Infatti costi e fabbisogni standard riferiti alla realizzazione dei Livelli essenziali delle prestazioni sono categorie microeconomiche che fanno intuire che i livelli delle prestazioni si attesteranno su livelli minimali.

Certamente non possiamo analizzare qui questo aspetto ancor prima di vedere l’articolato, né penso che dovremo giocare in difesa.

Anzi penso che la proposta dei costituzionalisti come ampiamente presentata dal Prof. Villone, rappresenti una azione politica tutt’altro che di retroguardia o difensiva, ma appare come una fondamentale proposta oppositivo/costruttiva.

Certamente l’opposizione deve fare la sua parte ed infatti si oppone al disegno Calderoli anche presentando in Senato una interrogazione.

Il prof. Villone ci ha spiegato quali sono i punti della proposta di modifica del Titolo V:

1)riscrittura 3 co. Art.116;

2)parziale riscrittura delle materie di competenza esclusiva o concorrente;

3)introduzione nell’art.117 di una clausola a tutela dell’unità giuridica ed economica.

Non si tratta di una riscrittura totale del titolo V.

Che cosa succederebbe se la proposta Calderoli venisse approvata?

Già molti problemi sono venuti a galla durante la pandemia a Titolo V invariato. Il principio di sussidiarietà non è stato applicato ed abbiamo vissuto sulla pelle, in piena pandemia, le conseguenze di una regionalizzazione della sanità ovvero le conseguenze di una competenza legislativa concorrente delle regioni in materia sanitaria, così come previsto dal vigente art.117 della Costituzione. Questo sistema, se da un lato consente ad un paziente di accedere alle cure in qualunque servizio sanitario regionale del paese, drena risorse da una regione all’altra, riducendo la possibilità di migliorare la sanità regionale perché privata dalle risorse che vanno altrove, favorendo così che centri di eccellenza migliorino sempre di più ed in periferia la qualità diventi sempre peggiore. Non voglio immaginare se criteri simili si diffondessero nell’istruzione con la autonomia differenziata. E’ notizia di oggi che il Ministro dell’Istruzione e del Merito Valditara si porta avanti col lavoro da buon leghista e propone una retribuzione differenziata per gli insegnanti del Nord e del Sud. Come precisa Villone, regionalizzare la scuola significa poter controllare la formazione del consenso di una grossa fetta di popolazione.

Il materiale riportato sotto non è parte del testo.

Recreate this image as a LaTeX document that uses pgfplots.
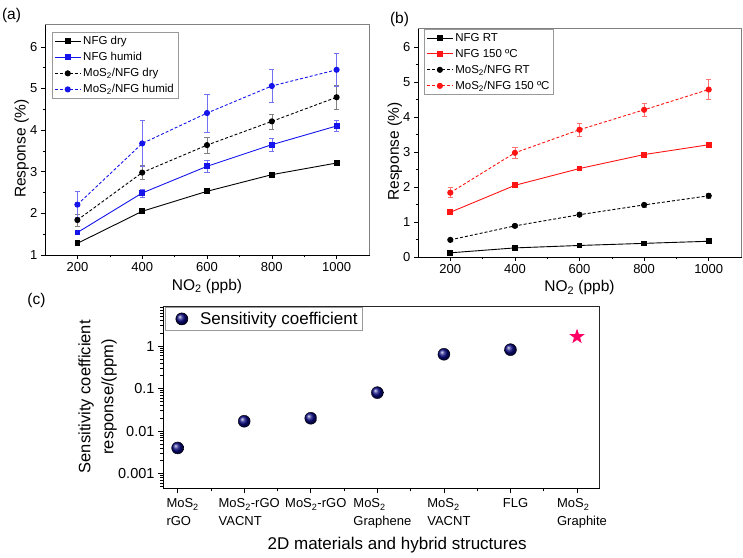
\documentclass[border=0pt]{standalone}
\usepackage{pgfplots}
\pgfplotsset{compat=1.18}
\usepackage{pgfplotstable}
\usepackage{fontspec}
\setmainfont{Liberation Sans}
\usetikzlibrary{plotmarks}

\definecolor{cblue}{RGB}{20,20,235}
\definecolor{cred}{RGB}{255,20,20}
\definecolor{navyb}{RGB}{10,10,130}
\definecolor{cstar}{RGB}{255,0,100}

\pgfdeclareplotmark{fstar}{%
  \pgfpathmoveto{\pgfpointpolar{90}{\pgfplotmarksize}}%
  \pgfpathlineto{\pgfpointpolar{126}{0.4*\pgfplotmarksize}}%
  \pgfpathlineto{\pgfpointpolar{162}{\pgfplotmarksize}}%
  \pgfpathlineto{\pgfpointpolar{198}{0.4*\pgfplotmarksize}}%
  \pgfpathlineto{\pgfpointpolar{234}{\pgfplotmarksize}}%
  \pgfpathlineto{\pgfpointpolar{270}{0.4*\pgfplotmarksize}}%
  \pgfpathlineto{\pgfpointpolar{306}{\pgfplotmarksize}}%
  \pgfpathlineto{\pgfpointpolar{342}{0.4*\pgfplotmarksize}}%
  \pgfpathlineto{\pgfpointpolar{18}{\pgfplotmarksize}}%
  \pgfpathlineto{\pgfpointpolar{54}{0.4*\pgfplotmarksize}}%
  \pgfpathclose\pgfusepathqfill}

% panel (a)
\pgfplotstableread{
x ndry ndrye nhum nhume mdry mdrye mhum mhume
200 1.28 0.03 1.54 0.04 1.84 0.14 2.21 0.31
400 2.05 0.03 2.49 0.10 2.98 0.17 3.68 0.56
600 2.53 0.03 3.13 0.14 3.64 0.19 4.41 0.46
800 2.93 0.03 3.65 0.16 4.21 0.18 5.06 0.40
1000 3.21 0.04 4.10 0.13 4.79 0.29 5.45 0.40
}\tabA
% panel (b)
\pgfplotstableread{
x nrt nrte nhot nhote mrt mrte mhot mhote
200 0.12 0.02 1.28 0.03 0.49 0.03 1.84 0.14
400 0.26 0.02 2.05 0.03 0.89 0.04 2.98 0.17
600 0.33 0.02 2.53 0.03 1.21 0.03 3.64 0.19
800 0.39 0.02 2.93 0.03 1.49 0.06 4.21 0.18
1000 0.45 0.02 3.21 0.04 1.75 0.07 4.79 0.29
}\tabB
% panel (c)
\pgfplotstableread{
x s
0 0.004
1 0.017
2 0.020
3 0.080
4 0.64
5 0.82
}\tabC
\pgfplotstableread{
x s
6 1.66
}\tabCstar

\pgfplotsset{
  resp/.style={
    scale only axis, anchor=south west,
    xmin=100, xmax=1100,
    xtick={200,400,600,800,1000},
    minor xtick={300,500,700,900},
    minor y tick num=1,
    tick pos=left, tick align=outside,
    major tick length=4pt, minor tick length=2.5pt,
    every tick/.style={black, line width=0.6pt},
    axis line style={line width=0.8pt},
    /pgf/number format/assume math mode=true,
    /pgf/number format/1000 sep={},
    ticklabel style={font=\fontsize{13}{15}\selectfont},
    xlabel={NO\textsubscript{2} (ppb)},
    ylabel={Response (\%)},
    every axis x label/.style={at={(axis description cs:0.5,-0.135)}, anchor=center, font=\fontsize{15.5}{17}\selectfont},
    every axis y label/.style={at={(axis description cs:-0.072,0.46)}, anchor=center, rotate=90, font=\fontsize{15.5}{17}\selectfont},
    legend style={draw=gray!80, line width=0.6pt, font=\fontsize{11.5}{13}\selectfont,
      row sep=2.2pt, inner sep=2pt, cells={anchor=west}},
    legend image code/.code={\draw[mark repeat=2,mark phase=2,#1] plot coordinates {(0pt,0pt)(13pt,0pt)(26pt,0pt)};},
  },
  sq/.style={line width=0.9pt, mark=square*, mark size=2.4pt, mark options={solid}},
  ci/.style={line width=0.9pt, dash pattern=on 3pt off 2pt, mark=*, mark size=2.6pt, mark options={solid}},
  eb/.style={error bars/.cd, y dir=both, y explicit,
     error bar style={solid, line width=0.6pt, #1},
     error mark options={rotate=90, mark size=2.6pt, line width=0.6pt, #1}},
}

\begin{document}
\begin{tikzpicture}
\useasboundingbox (0,0) rectangle (743pt,557pt);

\node[font=\fontsize{15.5}{17}\selectfont] at (11.5pt,541.5pt) {(a)};
\node[font=\fontsize{15.5}{17}\selectfont] at (399.5pt,537.5pt) {(b)};
\node[font=\fontsize{15.5}{17}\selectfont] at (36.5pt,257pt) {(c)};

% ---------------- (a)
\begin{axis}[resp, name=axa, at={(45pt,302pt)}, width=324pt, height=231pt,
  ymin=1, ymax=6.55, ytick={1,2,3,4,5,6},
  legend style={at={(0.0216,0.965)}, anchor=north west}]
\addplot[sq, black, eb={color=gray}] table[x=x, y=ndry, y error=ndrye] {\tabA};
\addlegendentry{NFG dry}
\addplot[sq, cblue, eb={color=cblue!60}] table[x=x, y=nhum, y error=nhume] {\tabA};
\addlegendentry{NFG humid}
\addplot[ci, black, eb={color=gray}] table[x=x, y=mdry, y error=mdrye] {\tabA};
\addlegendentry{MoS\textsubscript{2}/NFG dry}
\addplot[ci, cblue, eb={color=cblue!60}] table[x=x, y=mhum, y error=mhume] {\tabA};
\addlegendentry{MoS\textsubscript{2}/NFG humid}
\end{axis}
\draw[gray, line width=0.8pt] (axa.north west) -- (axa.north east) -- (axa.south east);

% ---------------- (b)
\begin{axis}[resp, name=axb, at={(418pt,300pt)}, width=323pt, height=229pt,
  ymin=0, ymax=6.55, ytick={0,1,2,3,4,5,6},
  legend style={at={(0.019,0.995)}, anchor=north west}]
\addplot[sq, black, eb={color=gray}] table[x=x, y=nrt, y error=nrte] {\tabB};
\addlegendentry{NFG RT}
\addplot[sq, cred, eb={color=cred!60}] table[x=x, y=nhot, y error=nhote] {\tabB};
\addlegendentry{NFG 150 ºC}
\addplot[ci, black, eb={color=gray}] table[x=x, y=mrt, y error=mrte] {\tabB};
\addlegendentry{MoS\textsubscript{2}/NFG RT}
\addplot[ci, cred, eb={color=cred!60}] table[x=x, y=mhot, y error=mhote] {\tabB};
\addlegendentry{MoS\textsubscript{2}/NFG 150 ºC}
\end{axis}
\draw[gray, line width=0.8pt] (axb.north west) -- (axb.north east) -- (axb.south east);

% ---------------- (c)
\begin{axis}[name=axc, scale only axis, anchor=south west, at={(163pt,68.7pt)}, width=436pt, height=182pt,
  ymode=log, ymin=4.5e-4, ymax=8.6,
  xmin=-0.22, xmax=6.33,
  xtick={0,1,2,3,4,5,6},
  minor xtick={0.5,1.5,2.5,3.5,4.5,5.5},
  xticklabels={{MoS\textsubscript{2}\\rGO},{MoS\textsubscript{2}-rGO\\VACNT},{MoS\textsubscript{2}-rGO},{MoS\textsubscript{2}\\Graphene},{MoS\textsubscript{2}\\VACNT},{FLG},{MoS\textsubscript{2}\\Graphite}},
  xticklabel style={align=left, font=\fontsize{13}{18}\selectfont, anchor=north, yshift=-2pt, xshift=5pt},
  ytick={0.001,0.01,0.1,1},
  yticklabels={0.001,0.01,0.1,1},
  minor ytick={5e-4,6e-4,7e-4,8e-4,9e-4,2e-3,3e-3,4e-3,5e-3,6e-3,7e-3,8e-3,9e-3,2e-2,3e-2,4e-2,5e-2,6e-2,7e-2,8e-2,9e-2,0.2,0.3,0.4,0.5,0.6,0.7,0.8,0.9,2,3,4,5,6,7,8},
  yticklabel style={font=\fontsize{14.5}{17}\selectfont},
  tick pos=left, tick align=outside,
  major tick length=5pt, minor tick length=3pt,
  every tick/.style={black, line width=0.6pt},
  axis line style={line width=0.8pt},
  xlabel={2D materials and hybrid structures},
  ylabel={Sensitivity coefficient\\response/(ppm)},
  every axis x label/.style={at={(axis description cs:0.537,-0.31)}, anchor=center, font=\fontsize{17}{19}\selectfont},
  every axis y label/.style={at={(axis description cs:-0.150,0.503)}, anchor=center, rotate=90, align=center, font=\fontsize{16.5}{23}\selectfont},
  legend style={at={(0.004,0.995)}, anchor=north west, draw=gray!80, line width=0.6pt,
     font=\fontsize{17}{19}\selectfont, inner sep=2.5pt},
  legend image code/.code={\path (0pt,0pt); \draw[#1] plot coordinates {(14pt,0pt)};},
  clip=false]
\addplot[only marks, mark=ball, mark size=6pt, mark options={ball color=navyb}] table[x=x, y=s] {\tabC};
\addlegendentry{\hspace{10pt}Sensitivity coefficient\hspace{1pt}}
\addplot[only marks, mark=fstar, mark size=8pt, color=cstar, forget plot] table[x=x, y=s] {\tabCstar};
\end{axis}
\draw[black!85, line width=0.8pt] (axc.north west) -- (axc.north east) -- (axc.south east);
\end{tikzpicture}
\end{document}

Credo che la dimensione europea che ci vede protagonisti dovrebbe spingerci semmai a perorare l’idea di un federalismo europeo che preveda una tutela della sicurezza comune, un fisco unitario europeo, una normativa comune a tutela del lavoro, una difesa unitaria su tutto il territorio europeo.

Vi è una questione che rende l’opzione per la proposta di riforma di iniziativa popolare la più costruttiva rispetto ad altre soluzioni paventate e cioè il fatto che tale disegno di legge di iniziativa popolare non resterà senza effetto, perché la riforma del regolamento del Senato prevede che tale disegno debba essere necessariamente calendarizzato.

Ciò significa che occorre intensificare la raccolta, per un totale di 50.000 firme, proponendoci come Scuola di cultura politica di replicare iniziative simili nel territorio.